Pink ribbons, pink football cleats, and even a pink-painted fighter jet are just a few ways Americans are showing support during National Breast Cancer Awareness Month.
These popular awareness campaigns and national advocacy efforts have helped save millions of lives through advancements in the prevention, detection, and treatment of breast cancer. Although breast cancer remains the most common cancer in women other than skin cancer, it causes significantly fewer deaths today than it did two decades ago.
The battle, however, is hardly won. According to the American Cancer Society, there will be nearly 250,000 women diagnosed with breast cancer this year. More than 1.6 million Americans will be diagnosed with some form of cancer. Skin cancer is still the most prevalent – a troubling fact that my wife, Gayle, has highlighted as a member of the Congressional Families Cancer Prevention Program, testifying before the state Senate and penning op-eds focused on prevention.
Removing Barriers to Cancer Screenings
Our fight against cancer is gaining ground. Bipartisan support in Congress has led to increased funding for research at the National Institutes of Health as well as legislative packages for more innovation in health care. Innovation also plays a role in a new national initiative to launch a “cancer moonshot.”
The idea is to find research breakthroughs, develop better treatments, and achieve medical advancements that will help put an end to cancer’s heartbreaking impact on so many individuals and families. The Cancer Moonshot Task Force – chaired by Vice President Joe Biden and comprised of leaders from several federal agencies – released its recommendations this month. The plan sets out to accelerate research progress, producing a decade’s worth of results in five years.
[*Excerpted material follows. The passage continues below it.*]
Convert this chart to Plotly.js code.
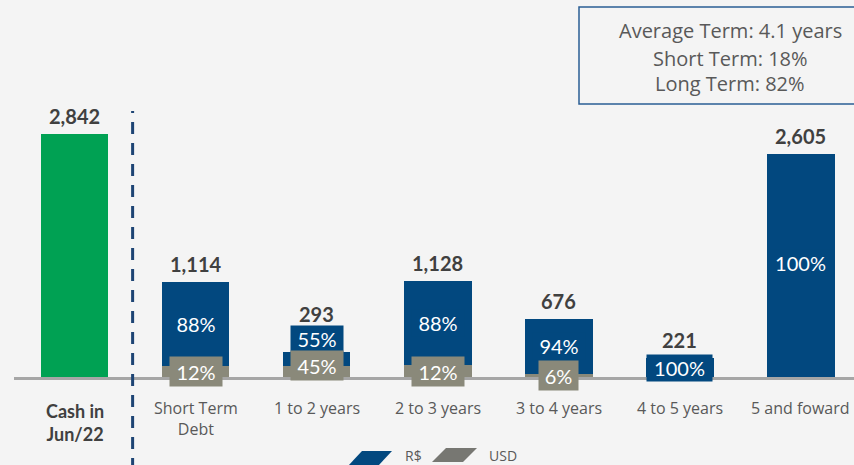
<!DOCTYPE html>
<html>
<head>
<meta charset="utf-8">
<script src="https://cdn.plot.ly/plotly-3.0.1.min.js"></script>
<style>html,body{margin:0;padding:0;background:#f4f4f4;}#chart{width:854px;height:465px;}</style>
</head>
<body>
<div id="chart"></div>
<script>
// ---- data ----
const categories = ['Cash in Jun/22', 'Short Term Debt', '1 to 2 years', '2 to 3 years', '3 to 4 years', '4 to 5 years', '5 and foward'];
const categoryLabels = ['Cash in<br>Jun/22', 'Short Term<br>Debt', '1 to 2 years', '2 to 3 years', '3 to 4 years', '4 to 5 years', '5 and foward'];
const cashValue = [2842];
const debtTotals = [1114, 293, 1128, 676, 221, 2605];
const brlShare = [88, 55, 88, 94, 100, 100];
const usdShare = [12, 45, 12, 6, 0, 0];
const summaryLines = ['Average Term: 4.1 years', 'Short Term: 18%', 'Long Term: 82%'];
const legendNames = ['R$', 'USD'];

// ---- style ----
const BLUE = '#02487f', GRAY = '#8a897a', GREEN = '#00a153', LEG_GRAY = '#777772';
const TXT = '#595959', DARK = '#404040';
const LABEL_FONT = 'Lato, sans-serif';
const BODY_FONT = '"Open Sans", sans-serif';
const totalLift = [0, 20, 0, 0, 0, 0]; // px lift of total label
const brlLift = [0, 20, 0, 0, 0, 3];   // px lift of R$ label (small bars)
const usdLift = [0, 6, 0, 0, 0, 0];    // px lift of USD label
const W = 854, H = 465, ML = 14, MB = 88;
const PW = W - ML, PH = H - MB;
const px = x => (x - ML) / PW;
const py = y => (PH - y) / PH;

const debtCats = categories.slice(1);
const usdVals = debtTotals.map((t, i) => t * usdShare[i] / 100);
const brlVals = debtTotals.map((t, i) => t * brlShare[i] / 100);
const fmt = v => v.toLocaleString('en-US');

const traces = [
  {type: 'bar', x: [categories[0]], y: cashValue, marker: {color: GREEN}, width: 0.56, hoverinfo: 'none', showlegend: false},
  {type: 'bar', name: legendNames[1], x: debtCats, y: usdVals, marker: {color: GRAY}, width: 0.56, hoverinfo: 'none', showlegend: false},
  {type: 'bar', name: legendNames[0], x: debtCats, y: brlVals, marker: {color: BLUE}, width: 0.56, hoverinfo: 'none', showlegend: false}
];

const annotations = [];
annotations.push({x: categories[0], y: cashValue[0], yref: 'y', text: fmt(cashValue[0]), showarrow: false, yanchor: 'middle', yshift: 18,
  font: {family: LABEL_FONT, size: 20, color: DARK, weight: 'bold'}});
debtTotals.forEach((t, i) => {
  annotations.push({x: debtCats[i], y: t, text: fmt(t), showarrow: false, yanchor: 'middle', yshift: 18 + totalLift[i],
    font: {family: LABEL_FONT, size: 20, color: DARK, weight: 'bold'}});
  const bt = brlShare[i] + '%';
  annotations.push({x: debtCats[i], y: usdVals[i] + brlVals[i] / 2, text: bt, showarrow: false, yanchor: 'middle', yshift: brlLift[i],
    bgcolor: BLUE, width: 13 * bt.length + 13, height: 26, borderpad: 0,
    font: {family: LABEL_FONT, size: 20, color: '#ffffff'}});
  if (usdShare[i] > 0) {
    const ut = usdShare[i] + '%';
    annotations.push({x: debtCats[i], y: usdVals[i] / 2, text: ut, showarrow: false, yanchor: 'middle', yshift: usdLift[i],
      bgcolor: GRAY, width: 13 * ut.length + 13, height: 29, borderpad: 0,
      font: {family: LABEL_FONT, size: 20, color: '#ffffff'}});
  }
});
categoryLabels.forEach((lab, i) => {
  if (i === 0) {
    annotations.push({x: categories[i], y: 0, text: lab, showarrow: false, yanchor: 'top', yshift: -21,
      font: {family: LABEL_FONT, size: 18, color: DARK, weight: 'bold'}});
  } else {
    annotations.push({x: categories[i], y: 0, text: lab, showarrow: false, yanchor: 'top', yshift: -18,
      font: {family: BODY_FONT, size: 16, color: TXT}});
  }
});
const sumY = [30, 58, 83];
summaryLines.forEach((s, i) => {
  annotations.push({xref: 'paper', yref: 'paper', x: px(730), y: py(sumY[i]), text: s, showarrow: false,
    xanchor: 'center', yanchor: 'middle', font: {family: BODY_FONT, size: 20, color: TXT}});
});
annotations.push({xref: 'paper', yref: 'paper', x: px(403), y: py(456), xanchor: 'left', yanchor: 'middle', text: legendNames[0], showarrow: false,
  font: {family: BODY_FONT, size: 14, color: TXT}});
annotations.push({xref: 'paper', yref: 'paper', x: px(487), y: py(455), xanchor: 'left', yanchor: 'middle', text: legendNames[1], showarrow: false,
  font: {family: BODY_FONT, size: 14, color: TXT}});

const poly = pts => 'M' + pts.map(p => px(p[0]) + ',' + py(p[1])).join(' L') + ' Z';
const shapes = [
  {type: 'line', xref: 'x', yref: 'paper', x0: 0.48, x1: 0.48, y0: py(470), y1: py(111), line: {color: '#1d4474', width: 3, dash: '12px,9px'}},
  {type: 'rect', xref: 'paper', yref: 'paper', x0: px(579), x1: px(881), y0: py(104), y1: py(7), line: {color: '#2a5d94', width: 1.5}, fillcolor: 'rgba(0,0,0,0)'},
  {type: 'path', xref: 'paper', yref: 'paper', path: poly([[348, 466], [362, 451], [392, 451], [378, 466]]), fillcolor: BLUE, line: {width: 0}},
  {type: 'path', xref: 'paper', yref: 'paper', path: poly([[432, 462], [446, 448], [477, 448], [463, 462]]), fillcolor: LEG_GRAY, line: {width: 0}}
];

const layout = {
  width: W, height: H,
  margin: {l: ML, r: 0, t: 0, b: MB, pad: 0},
  paper_bgcolor: '#f4f4f4', plot_bgcolor: '#f4f4f4',
  barmode: 'stack',
  showlegend: false,
  xaxis: {type: 'category', categoryorder: 'array', categoryarray: categories, range: [-0.5, 6.44],
    showline: true, linecolor: '#a6a6a6', linewidth: 3, showticklabels: false, ticks: '', showgrid: false, zeroline: false, fixedrange: true},
  yaxis: {range: [0, 4409], visible: false, showgrid: false, zeroline: false, fixedrange: true},
  annotations: annotations,
  shapes: shapes
};

Plotly.newPlot('chart', traces, layout, {displayModeBar: false, staticPlot: true});
</script>
</body>
</html>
I was pleased that recommendations by the Cancer Moonshot Task Force included a policy I have long supported to promote greater access to cancer screenings. In March 2015, I introduced this idea in the “Removing Barriers to Colorectal Cancer Screening Act” with Sens. Sherrod Brown (D-Ohio), Susan Collins (R-Maine), and Ben Cardin (D-Md.).
Colorectal cancer is one of the most common cancers in our state, affecting more than 1,500 Mississippians annually. Given that most colorectal cancer is preventable, regular screenings and early detection of pre-cancerous lesions are particularly important. My bill would waive any co-payments or co-insurance for Medicare beneficiaries who need to have a tissue biopsy or polyp removed. This cancer screening should not come with unexpected costs.
Local Policy Forum to Focus on Colon Cancer Prevention
On October 26, my office will join business, government, research, and health-care leaders at the University of Mississippi Medical Center in Jackson for a policy forum on colorectal cancer research and prevention. Like the executive branch’s cancer task force, locally driven discussions and public-private partnerships are vital to accelerating the fight against cancer in our state and country. There is no better time than now for a “moonshot.”